# Supplied entries:
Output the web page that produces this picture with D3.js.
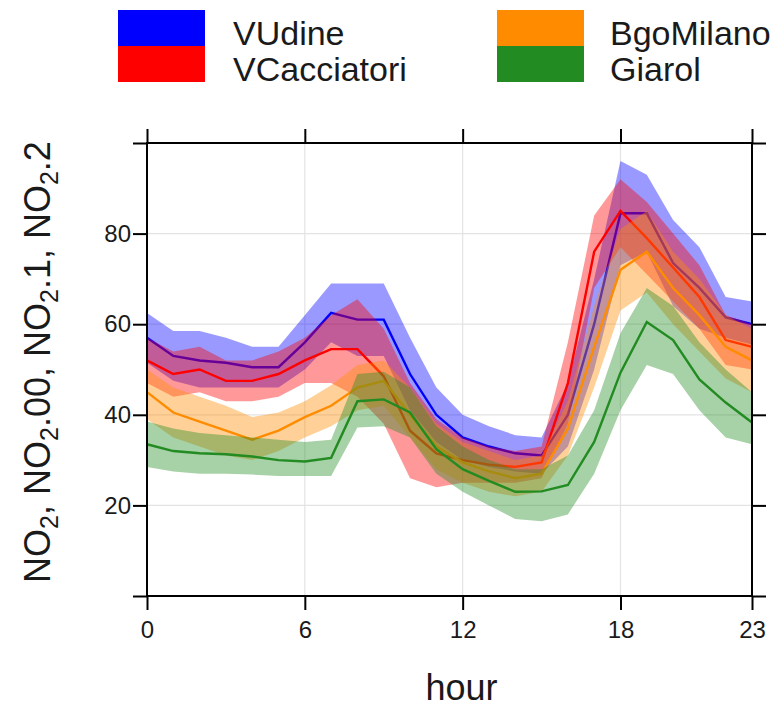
<!DOCTYPE html>
<html>
<head>
<meta charset="utf-8">
<script src="https://cdn.jsdelivr.net/npm/d3@7"></script>
<style>
  body { margin: 0; background: #fff; }
  svg text { font-family: "Liberation Sans", Arial, sans-serif; fill: #1a1a1a; }
</style>
</head>
<body>
<div id="chart"></div>
<script>
var hours = d3.range(0, 24);
var sites = ["VUdine", "VCacciatori", "BgoMilano", "Giarol"];
var siteColors = ["#0000ff", "#ff0000", "#ff8c00", "#228b22"];
var xTicks = [0, 6, 12, 18, 23];
var yTicks = [0, 20, 40, 60, 80, 100];
var yTickLabels = ["", "20", "40", "60", "80", ""];

var udineMean  = [57, 53, 52, 51.5, 50.5, 50.5, 56, 62.5, 61, 61, 49, 40, 35, 33, 31.5, 31, 40, 60, 84.5, 84.5, 73.5, 68, 61.5, 60];
var udineUpper = [62.5, 58.5, 58.5, 57, 55, 55, 62, 69, 69, 69, 57, 46, 40, 37.5, 35.5, 35, 47, 70, 96, 93, 83, 77, 66, 65];
var udineLower = [51.5, 47.5, 46, 46, 46, 46, 50, 56, 53, 53, 41, 34, 30, 28.5, 27.5, 27, 33, 50, 73, 76, 64, 59, 57, 55.5];

var cacciaMean  = [52, 49, 50, 47.5, 47.5, 49, 52, 54.5, 54.5, 48.5, 36.5, 31.5, 30, 29, 28.5, 29.5, 47, 76, 85, 79, 72.5, 66, 56.5, 55];
var cacciaUpper = [57, 54, 55, 52, 52, 54, 57, 62, 65.5, 59, 47, 39, 35, 33, 32, 33, 56, 84, 92, 87, 80, 73, 62, 60];
var cacciaLower = [47, 44, 45, 43, 43, 44, 47, 47, 44, 38, 26, 24, 25, 25, 25, 26, 38, 68, 77, 71, 65, 59, 51, 50];

var milanoMean  = [45, 40.5, 38.5, 36.5, 34.5, 36.5, 39.5, 42, 46, 47.5, 40, 33, 29.5, 27.5, 26, 27, 37, 55, 72, 76, 68, 62, 55, 52];
var milanoUpper = [50, 46, 44, 42, 39.5, 40.5, 43, 46.5, 51, 52, 46, 38, 34, 32, 30, 31, 43, 64, 81, 85, 76, 70, 62, 59];
var milanoLower = [39, 35, 33, 31, 30, 32, 35, 37.5, 41, 42, 35, 28, 25, 23, 22, 23, 31, 46, 63, 67, 60, 54, 48, 45];

var giarolMean  = [33.5, 32, 31.5, 31.3, 30.8, 30, 29.7, 30.5, 43, 43.4, 40.5, 32.4, 28, 25.4, 23, 23.1, 24.5, 34, 49.3, 60.5, 56.5, 47.8, 42.7, 38.3];
var giarolUpper = [38.5, 37, 36, 35.5, 35, 34.5, 34, 34.5, 49, 49.5, 46, 37.5, 33, 30, 28, 28, 31, 41, 58, 68, 64, 56, 50, 45];
var giarolLower = [28.5, 27.5, 27, 27, 26.8, 26.5, 26.5, 26.5, 37.2, 37.5, 35, 27, 23, 20, 17, 16.5, 18, 27, 41, 51, 49, 41, 35, 33.5];

var means  = [udineMean, cacciaMean, milanoMean, giarolMean];
var uppers = [udineUpper, cacciaUpper, milanoUpper, giarolUpper];
var lowers = [udineLower, cacciaLower, milanoLower, giarolLower];

var w = 773, h = 709;
var box = { left: 147, right: 752, top: 143, bottom: 596 };

var svg = d3.select("#chart").append("svg")
  .attr("width", w)
  .attr("height", h);

var x = d3.scaleLinear().domain([0, 23]).range([box.left, box.right]);
var y = d3.scaleLinear().domain([0, 100]).range([box.bottom, box.top]);

// grid
svg.append("g").selectAll("line.gx")
  .data([6, 12, 18]).enter().append("line")
  .attr("x1", function(d) { return x(d); }).attr("x2", function(d) { return x(d); })
  .attr("y1", box.top).attr("y2", box.bottom)
  .attr("stroke", "#e3e3e3").attr("stroke-width", 1.2);
svg.append("g").selectAll("line.gy")
  .data([20, 40, 60, 80]).enter().append("line")
  .attr("x1", box.left).attr("x2", box.right)
  .attr("y1", function(d) { return y(d); }).attr("y2", function(d) { return y(d); })
  .attr("stroke", "#e3e3e3").attr("stroke-width", 1.2);

// bands and lines, drawn site by site
var area = d3.area()
  .x(function(d) { return x(d.hour); })
  .y0(function(d) { return y(d.lo); })
  .y1(function(d) { return y(d.hi); });
var line = d3.line()
  .x(function(d) { return x(d.hour); })
  .y(function(d) { return y(d.mean); });

var plot = svg.append("g");
sites.forEach(function(site, i) {
  var rows = hours.map(function(hr, j) {
    return { hour: hr, mean: means[i][j], lo: lowers[i][j], hi: uppers[i][j] };
  });
  plot.append("path")
    .datum(rows)
    .attr("d", area)
    .attr("fill", siteColors[i])
    .attr("fill-opacity", 0.4);
  plot.append("path")
    .datum(rows)
    .attr("d", line)
    .attr("fill", "none")
    .attr("stroke", siteColors[i])
    .attr("stroke-width", 2.4);
});

// axes
var tickLen = 14;
svg.append("g").attr("transform", "translate(0," + box.bottom + ")")
  .call(d3.axisBottom(x).tickValues(xTicks).tickSize(tickLen).tickPadding(11))
  .call(styleAxis);
svg.append("g").attr("transform", "translate(0," + box.top + ")")
  .call(d3.axisTop(x).tickValues(xTicks).tickSize(tickLen).tickFormat(""))
  .call(styleAxis);
svg.append("g").attr("transform", "translate(" + box.left + ",0)")
  .call(d3.axisLeft(y).tickValues(yTicks).tickSize(tickLen).tickPadding(2)
    .tickFormat(function(d, i) { return yTickLabels[i]; }))
  .call(styleAxis);
svg.append("g").attr("transform", "translate(" + box.right + ",0)")
  .call(d3.axisRight(y).tickValues(yTicks).tickSize(tickLen).tickFormat(""))
  .call(styleAxis);

function styleAxis(g) {
  g.select(".domain").remove();
  g.selectAll(".tick line").attr("stroke", "#000").attr("stroke-width", 2);
  g.selectAll(".tick text").attr("font-size", 24).attr("fill", "#1a1a1a")
    .style("font-family", "'Liberation Sans', Arial, sans-serif");
}

svg.append("rect")
  .attr("x", box.left).attr("y", box.top)
  .attr("width", box.right - box.left).attr("height", box.bottom - box.top)
  .attr("fill", "none").attr("stroke", "#000").attr("stroke-width", 2);

// axis titles
svg.append("text")
  .attr("x", (box.left + box.right) / 2 + 12)
  .attr("y", 700)
  .attr("text-anchor", "middle")
  .attr("font-size", 36)
  .text("hour");

var ylab = svg.append("text")
  .attr("transform", "translate(50,362) rotate(-90)")
  .attr("text-anchor", "middle")
  .attr("font-size", 36);
var labParts = [", ", ".00, ", ".1, ", ".2"];
labParts.forEach(function(p) {
  ylab.append("tspan").text("NO");
  ylab.append("tspan").attr("font-size", 25).attr("dy", 8).text("2");
  ylab.append("tspan").attr("dy", -8).text(p);
});

// legend
var legend = svg.append("g");
var legX = [118, 118, 497, 497];
var legY = [10, 46, 10, 46];
var legTextX = [233, 233, 610, 610];
sites.forEach(function(site, i) {
  legend.append("rect")
    .attr("x", legX[i]).attr("y", legY[i])
    .attr("width", 87).attr("height", 36)
    .attr("fill", siteColors[i]);
  legend.append("text")
    .attr("x", legTextX[i]).attr("y", legY[i] + 35)
    .attr("font-size", 34)
    .text(site);
});
</script>
</body>
</html>
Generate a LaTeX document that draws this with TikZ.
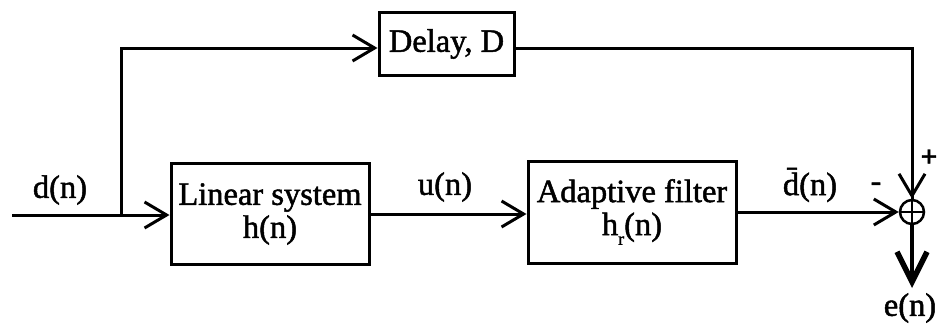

# Stated problem:
Print out every entry above without changing a word, and leave out the pictures.

# Solved problem:
Output the web page that produces this picture with D3.js.
<!DOCTYPE html>
<html>
<head>
<meta charset="utf-8">
<script src="https://cdn.jsdelivr.net/npm/d3@7"></script>
<style>
  body { margin: 0; background: #fff; }
  svg text { font-family: "Liberation Sans", Arial, sans-serif; fill: #1a1a1a; }
</style>
</head>
<body>
<div id="chart"></div>
<script>
var hours = d3.range(0, 24);
var sites = ["VUdine", "VCacciatori", "BgoMilano", "Giarol"];
var siteColors = ["#0000ff", "#ff0000", "#ff8c00", "#228b22"];
var xTicks = [0, 6, 12, 18, 23];
var yTicks = [0, 20, 40, 60, 80, 100];
var yTickLabels = ["", "20", "40", "60", "80", ""];

var udineMean  = [57, 53, 52, 51.5, 50.5, 50.5, 56, 62.5, 61, 61, 49, 40, 35, 33, 31.5, 31, 40, 60, 84.5, 84.5, 73.5, 68, 61.5, 60];
var udineUpper = [62.5, 58.5, 58.5, 57, 55, 55, 62, 69, 69, 69, 57, 46, 40, 37.5, 35.5, 35, 47, 70, 96, 93, 83, 77, 66, 65];
var udineLower = [51.5, 47.5, 46, 46, 46, 46, 50, 56, 53, 53, 41, 34, 30, 28.5, 27.5, 27, 33, 50, 73, 76, 64, 59, 57, 55.5];

var cacciaMean  = [52, 49, 50, 47.5, 47.5, 49, 52, 54.5, 54.5, 48.5, 36.5, 31.5, 30, 29, 28.5, 29.5, 47, 76, 85, 79, 72.5, 66, 56.5, 55];
var cacciaUpper = [57, 54, 55, 52, 52, 54, 57, 62, 65.5, 59, 47, 39, 35, 33, 32, 33, 56, 84, 92, 87, 80, 73, 62, 60];
var cacciaLower = [47, 44, 45, 43, 43, 44, 47, 47, 44, 38, 26, 24, 25, 25, 25, 26, 38, 68, 77, 71, 65, 59, 51, 50];

var milanoMean  = [45, 40.5, 38.5, 36.5, 34.5, 36.5, 39.5, 42, 46, 47.5, 40, 33, 29.5, 27.5, 26, 27, 37, 55, 72, 76, 68, 62, 55, 52];
var milanoUpper = [50, 46, 44, 42, 39.5, 40.5, 43, 46.5, 51, 52, 46, 38, 34, 32, 30, 31, 43, 64, 81, 85, 76, 70, 62, 59];
var milanoLower = [39, 35, 33, 31, 30, 32, 35, 37.5, 41, 42, 35, 28, 25, 23, 22, 23, 31, 46, 63, 67, 60, 54, 48, 45];

var giarolMean  = [33.5, 32, 31.5, 31.3, 30.8, 30, 29.7, 30.5, 43, 43.4, 40.5, 32.4, 28, 25.4, 23, 23.1, 24.5, 34, 49.3, 60.5, 56.5, 47.8, 42.7, 38.3];
var giarolUpper = [38.5, 37, 36, 35.5, 35, 34.5, 34, 34.5, 49, 49.5, 46, 37.5, 33, 30, 28, 28, 31, 41, 58, 68, 64, 56, 50, 45];
var giarolLower = [28.5, 27.5, 27, 27, 26.8, 26.5, 26.5, 26.5, 37.2, 37.5, 35, 27, 23, 20, 17, 16.5, 18, 27, 41, 51, 49, 41, 35, 33.5];

var means  = [udineMean, cacciaMean, milanoMean, giarolMean];
var uppers = [udineUpper, cacciaUpper, milanoUpper, giarolUpper];
var lowers = [udineLower, cacciaLower, milanoLower, giarolLower];

var w = 773, h = 709;
var box = { left: 147, right: 752, top: 143, bottom: 596 };

var svg = d3.select("#chart").append("svg")
  .attr("width", w)
  .attr("height", h);

var x = d3.scaleLinear().domain([0, 23]).range([box.left, box.right]);
var y = d3.scaleLinear().domain([0, 100]).range([box.bottom, box.top]);

// grid
svg.append("g").selectAll("line.gx")
  .data([6, 12, 18]).enter().append("line")
  .attr("x1", function(d) { return x(d); }).attr("x2", function(d) { return x(d); })
  .attr("y1", box.top).attr("y2", box.bottom)
  .attr("stroke", "#e3e3e3").attr("stroke-width", 1.2);
svg.append("g").selectAll("line.gy")
  .data([20, 40, 60, 80]).enter().append("line")
  .attr("x1", box.left).attr("x2", box.right)
  .attr("y1", function(d) { return y(d); }).attr("y2", function(d) { return y(d); })
  .attr("stroke", "#e3e3e3").attr("stroke-width", 1.2);

// bands and lines, drawn site by site
var area = d3.area()
  .x(function(d) { return x(d.hour); })
  .y0(function(d) { return y(d.lo); })
  .y1(function(d) { return y(d.hi); });
var line = d3.line()
  .x(function(d) { return x(d.hour); })
  .y(function(d) { return y(d.mean); });

var plot = svg.append("g");
sites.forEach(function(site, i) {
  var rows = hours.map(function(hr, j) {
    return { hour: hr, mean: means[i][j], lo: lowers[i][j], hi: uppers[i][j] };
  });
  plot.append("path")
    .datum(rows)
    .attr("d", area)
    .attr("fill", siteColors[i])
    .attr("fill-opacity", 0.4);
  plot.append("path")
    .datum(rows)
    .attr("d", line)
    .attr("fill", "none")
    .attr("stroke", siteColors[i])
    .attr("stroke-width", 2.4);
});

// axes
var tickLen = 14;
svg.append("g").attr("transform", "translate(0," + box.bottom + ")")
  .call(d3.axisBottom(x).tickValues(xTicks).tickSize(tickLen).tickPadding(11))
  .call(styleAxis);
svg.append("g").attr("transform", "translate(0," + box.top + ")")
  .call(d3.axisTop(x).tickValues(xTicks).tickSize(tickLen).tickFormat(""))
  .call(styleAxis);
svg.append("g").attr("transform", "translate(" + box.left + ",0)")
  .call(d3.axisLeft(y).tickValues(yTicks).tickSize(tickLen).tickPadding(2)
    .tickFormat(function(d, i) { return yTickLabels[i]; }))
  .call(styleAxis);
svg.append("g").attr("transform", "translate(" + box.right + ",0)")
  .call(d3.axisRight(y).tickValues(yTicks).tickSize(tickLen).tickFormat(""))
  .call(styleAxis);

function styleAxis(g) {
  g.select(".domain").remove();
  g.selectAll(".tick line").attr("stroke", "#000").attr("stroke-width", 2);
  g.selectAll(".tick text").attr("font-size", 24).attr("fill", "#1a1a1a")
    .style("font-family", "'Liberation Sans', Arial, sans-serif");
}

svg.append("rect")
  .attr("x", box.left).attr("y", box.top)
  .attr("width", box.right - box.left).attr("height", box.bottom - box.top)
  .attr("fill", "none").attr("stroke", "#000").attr("stroke-width", 2);

// axis titles
svg.append("text")
  .attr("x", (box.left + box.right) / 2 + 12)
  .attr("y", 700)
  .attr("text-anchor", "middle")
  .attr("font-size", 36)
  .text("hour");

var ylab = svg.append("text")
  .attr("transform", "translate(50,362) rotate(-90)")
  .attr("text-anchor", "middle")
  .attr("font-size", 36);
var labParts = [", ", ".00, ", ".1, ", ".2"];
labParts.forEach(function(p) {
  ylab.append("tspan").text("NO");
  ylab.append("tspan").attr("font-size", 25).attr("dy", 8).text("2");
  ylab.append("tspan").attr("dy", -8).text(p);
});

// legend
var legend = svg.append("g");
var legX = [118, 118, 497, 497];
var legY = [10, 46, 10, 46];
var legTextX = [233, 233, 610, 610];
sites.forEach(function(site, i) {
  legend.append("rect")
    .attr("x", legX[i]).attr("y", legY[i])
    .attr("width", 87).attr("height", 36)
    .attr("fill", siteColors[i]);
  legend.append("text")
    .attr("x", legTextX[i]).attr("y", legY[i] + 35)
    .attr("font-size", 34)
    .text(site);
});
</script>
</body>
</html>
Generate a LaTeX document that draws this with TikZ.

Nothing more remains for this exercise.